Supporters of the city legislation say an enhanced tracking system for purchasing kegs would allow Madison Police Department the tools to act on incidents with more efficiency.[/media-credit]

Mayor Paul Soglin recently voiced support for a new ordinance to ramp up keg registration at the time of purchase as a tool for law enforcement officials, which one downtown alder said sends the wrong message about alcohol on campus.

Mark Woulf, the City of Madison alcohol policy coordinator, said the University of Wisconsin asked the city to look at a basic tagging system for kegs. He said tagging would allow law enforcement to track the keg back to the purchaser and make it easier for them to respond to incidents. 

“It is important from a discipline standpoint to know where the flow of alcohol is coming from,” Woulf said.

Woulf said the ordinance has not been developed yet, but many other states and communities have a tagging system in place, and different ways to regulate kegs have been discussed in Madison.

Woulf said a keg tagging ordinance would create more consistency because while some downtown liquor stores already tag their kegs, some do not. It would be helpful to do more research, he added. 

“We don’t want to do anything painful for businesses,” Woulf said.

Woulf said he will most likely take a look at the draft of the ordinance within the next month, and then act from there.

Ald. Scott Resnick, District 8, said a keg regulation ordinance has been discussed in the city before, but has not been passed by any previous body. He said it poses concerns for identity rights and protection for students.

“I believe that this is an invasion of privacy, and students themselves have the right to be responsible for their own actions,” Resnick said. “We shouldn’t be creating fear around alcohol on campus – it sends the wrong message.”

People will be forced to register any keg rented in city of Madison, Resnick said. The purchaser would be required to leave their name with the liquor store.

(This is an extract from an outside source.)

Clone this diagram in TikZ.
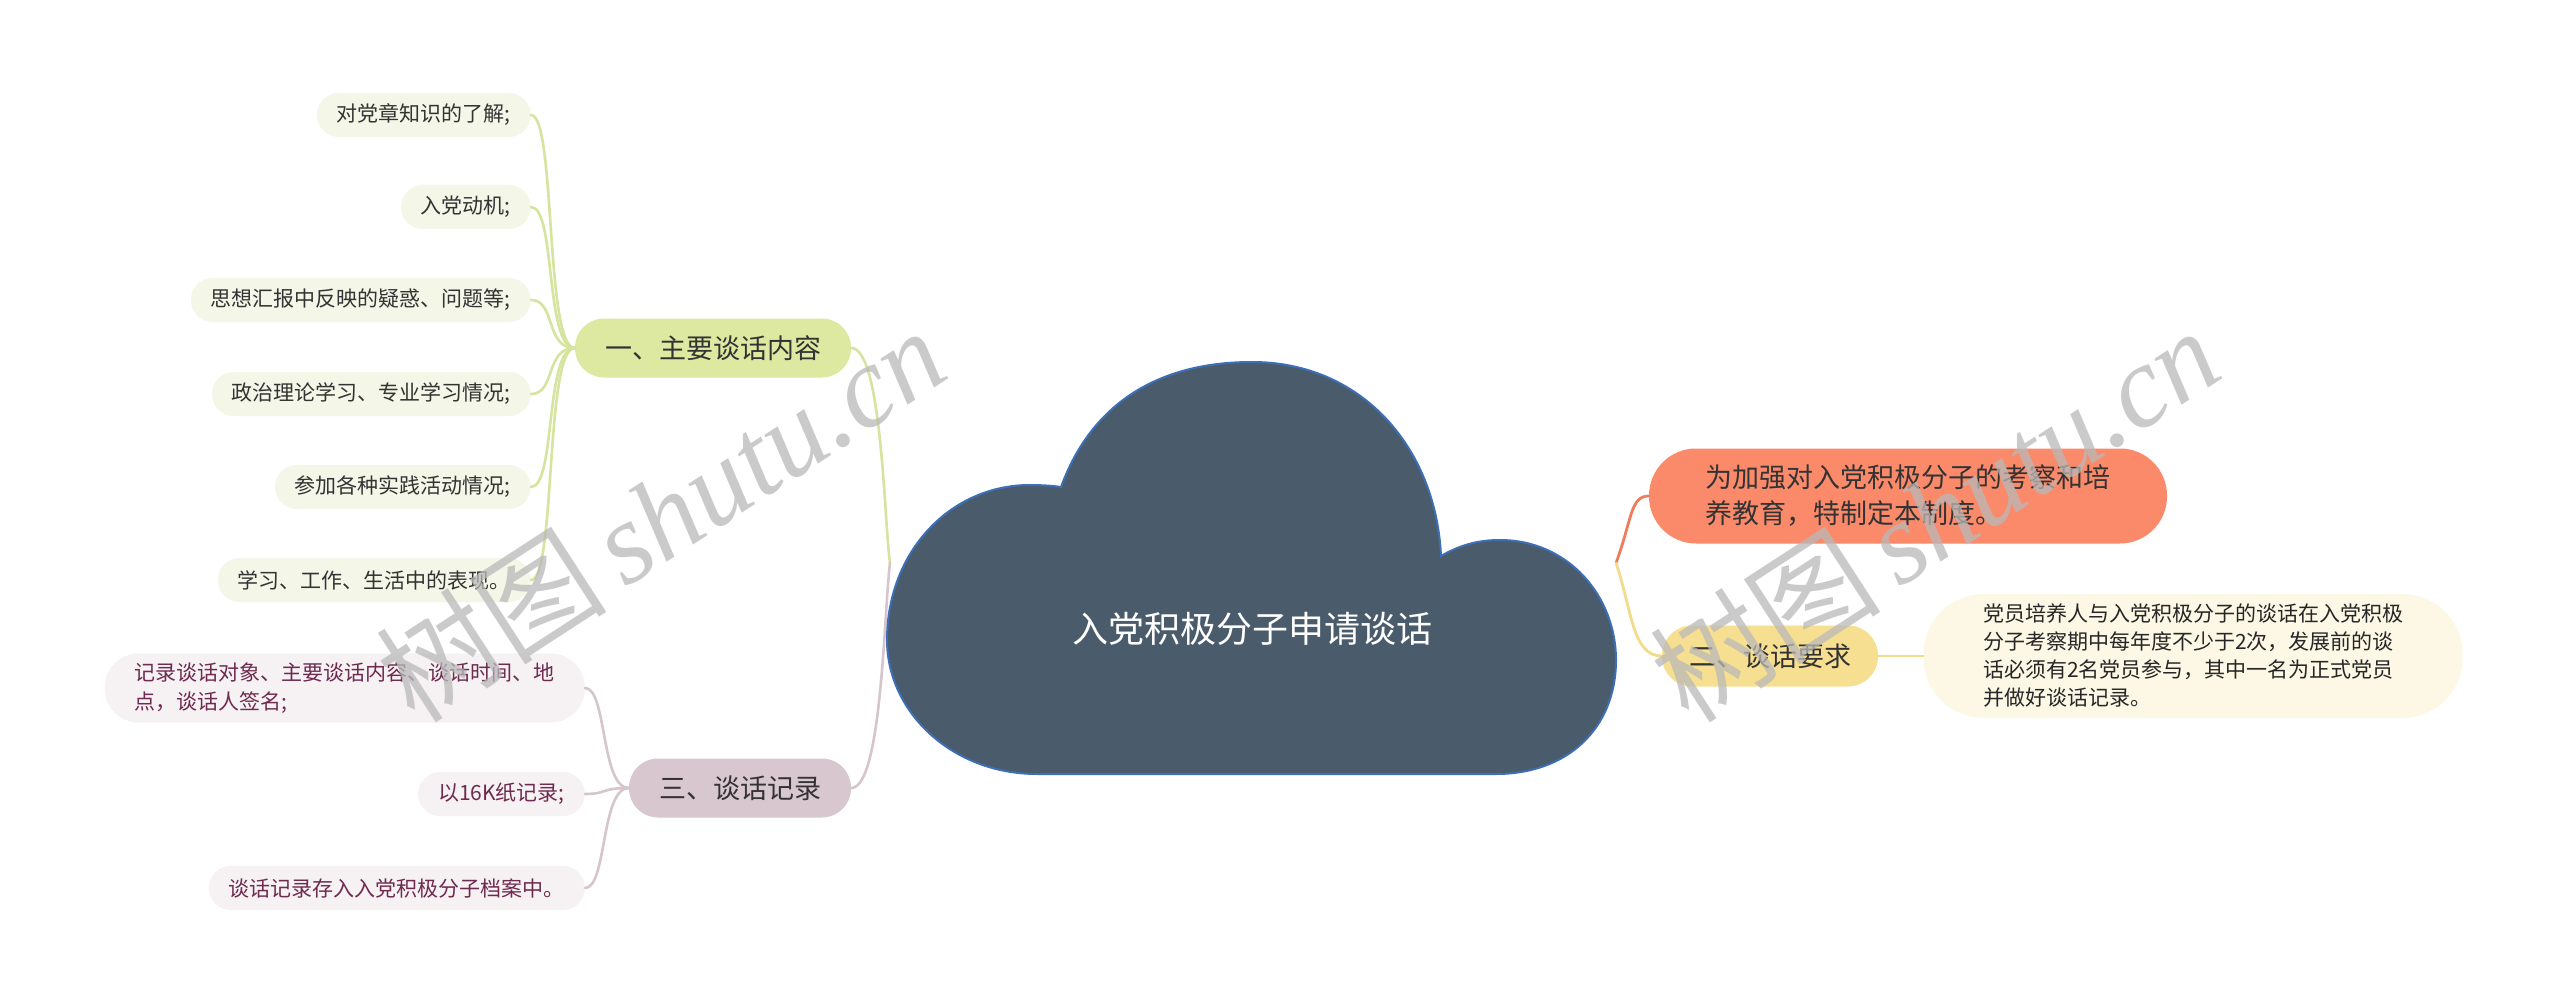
\documentclass[tikz,border=0pt]{standalone}
\usepackage{fontspec}
\setmainfont{Noto Sans CJK SC}
\newfontfamily\wmlatin{Liberation Serif}
\definecolor{cloudfill}{HTML}{4A5B6B}
\definecolor{cloudline}{HTML}{3D6FB6}
\definecolor{gA}{HTML}{DDE8A1}
\definecolor{gAline}{HTML}{D5E49E}
\definecolor{gAleaf}{HTML}{F4F6E8}
\definecolor{pC}{HTML}{D9C7D0}
\definecolor{pCline}{HTML}{D6C5CD}
\definecolor{pCleaf}{HTML}{F6F1F3}
\definecolor{pCtext}{HTML}{6E2A4F}
\definecolor{oB}{HTML}{FB8A6B}
\definecolor{oBline}{HTML}{EE7D5C}
\definecolor{yB}{HTML}{F6DF91}
\definecolor{yBline}{HTML}{F2DC8C}
\definecolor{yleaf}{HTML}{FDF8E5}
\definecolor{txt}{HTML}{333333}
\begin{document}
\begin{tikzpicture}[x=1pt,y=-1pt,
  leafA/.style={rounded corners=22pt, fill=gAleaf, minimum height=44pt, inner xsep=20pt, inner ysep=0pt, font=\fontsize{21}{28}\selectfont, text=txt, anchor=east},
  leafC/.style={rounded corners=22pt, fill=pCleaf, minimum height=44pt, inner xsep=20pt, inner ysep=0pt, font=\fontsize{21}{29}\selectfont, text=pCtext, anchor=east},
  branch/.style={rounded corners=29pt, minimum height=59pt, inner xsep=30pt, inner ysep=0pt, font=\fontsize{27}{36}\selectfont, text=txt},
  lineA/.style={draw=gAline, line width=2.6pt, line cap=round},
  lineC/.style={draw=pCline, line width=2.6pt, line cap=round},
  lineO/.style={draw=oBline, line width=2.8pt, line cap=round},
  lineY/.style={draw=yBline, line width=2.8pt, line cap=round},
  wm/.style={text=gray!55, opacity=0.75, rotate=33, font=\fontsize{116}{116}\selectfont}
]
\useasboundingbox (0,0) rectangle (2560,1003);
\fill[white] (0,0) rectangle (2560,1003);

% attach points on the cloud
\coordinate (rl) at (890,563);
\coordinate (rr) at (1616,563);

% branch 1
\node[branch, fill=gA] (b1) at (713,348) {一、主要谈话内容};
\node[leafA] (a1) at (531,115) {对党章知识的了解;};
\node[leafA] (a2) at (531,207) {入党动机;};
\node[leafA] (a3) at (531,300) {思想汇报中反映的疑惑、问题等;};
\node[leafA] (a4) at (531,394) {政治理论学习、专业学习情况;};
\node[leafA] (a5) at (531,487) {参加各种实践活动情况;};
\node[leafA] (a6) at (531,580) {学习、工作、生活中的表现。};

% branch 3
\node[branch, fill=pC] (b3) at (740,788) {三、谈话记录};
\node[leafC, rounded corners=34pt, minimum height=69pt, align=left, inner xsep=30pt] (c1) at (585,688) {记录谈话对象、主要谈话内容、谈话时间、地\\点，谈话人签名;};
\node[leafC] (c2) at (585,794) {以16K纸记录;};
\node[leafC] (c3) at (585,888) {谈话记录存入入党积极分子档案中。};

% right side
\node[rounded corners=47pt, fill=oB, minimum height=95pt, minimum width=518pt, align=left, inner xsep=0pt, font=\fontsize{27}{36}\selectfont, text=txt] (o1) at (1908,496) {为加强对入党积极分子的考察和培\\养教育，特制定本制度。};
\node[branch, fill=yB, minimum height=61pt, inner xsep=27pt, rounded corners=30pt] (y1) at (1770,656) {二、谈话要求};
\node[rounded corners=60pt, fill=yleaf, minimum height=124pt, minimum width=539pt, align=left, inner xsep=0pt, font=\fontsize{21}{28}\selectfont, text=black!85] (y2) at (2193,656) {党员培养人与入党积极分子的谈话在入党积极\\分子考察期中每年度不少于2次，发展前的谈\\话必须有2名党员参与，其中一名为正式党员\\并做好谈话记录。};

% connectors
\foreach \n in {a1,a2,a3,a4,a5,a6}
  \draw[lineA] (b1.west) .. controls +(-30,0) and +(25,0) .. (\n.east);
\foreach \n in {c1,c2,c3}
  \draw[lineC] (b3.west) .. controls +(-28,0) and +(22,0) .. (\n.east);
\draw[lineA] (b1.east) .. controls (882,348) and (884,520) .. (rl);
\draw[lineC] (b3.east) .. controls (882,788) and (884,610) .. (rl);
\draw[lineO] (rr) .. controls (1632,520) and (1630,496) .. (o1.west);
\draw[lineY] (rr) .. controls (1632,610) and (1632,656) .. (y1.west);
\draw[lineY] (y1.east) -- (y2.west);

% cloud root
\draw[fill=cloudfill, draw=cloudline, line width=2pt]
  (1061,487) .. controls (1092,402) and (1160,362) .. (1252,362)
  .. controls (1362,362) and (1436,448) .. (1441,556)
  .. controls (1460,545) and (1478,540) .. (1500,540)
  .. controls (1568,540) and (1616,596) .. (1616,660)
  .. controls (1616,728) and (1568,774) .. (1496,774)
  -- (1037,774)
  .. controls (952,774) and (887,712) .. (887,640)
  .. controls (887,552) and (950,485) .. (1030,485)
  .. controls (1044,485) and (1054,486) .. (1061,487) -- cycle;
\node[text=white, font=\fontsize{36}{40}\selectfont] (root) at (1252,629) {入党积极分子申请谈话};

% watermarks
\node[wm] (w1) at (660,514) {树图\,{\wmlatin\itshape shutu.cn}};
\node[wm] (w2) at (1934,514) {树图\,{\wmlatin\itshape shutu.cn}};
\end{tikzpicture}
\end{document}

This would make it easier if officers were to respond to a house party and needed to track back who rented each keg.

Resnick said it is important to consider the costs of the ordinance on the city and the small businesses that sell kegs.

“I’d hate to see someone being tracked to a keg face fines simply for legally purchasing alcohol,” Resnick said.

Ald. Mike Verveer, District 4, said the Madison Police Department typically receives good cooperation from house party hosts. He said they simply record names of the hosts off the house’s mailbox to begin figuring out who is responsible for a party.

Madison already has a keg delivery ordinance, he said. The ordinance states individuals who wish to have alcohol delivered are required to purchase the alcohol in person and provide identification at a retail liquor establishment.

The purchaser is also required to meet the establishment’s representatives at the point of delivery, he said. He added written records of the delivery must be saved and available for inspection by MPD at any time.

“There is a good reason why a keg registration ordinance has not been advanced in Madison’s City Hall all these years – there hasn’t been a rational for the necessity of it,” Verveer said.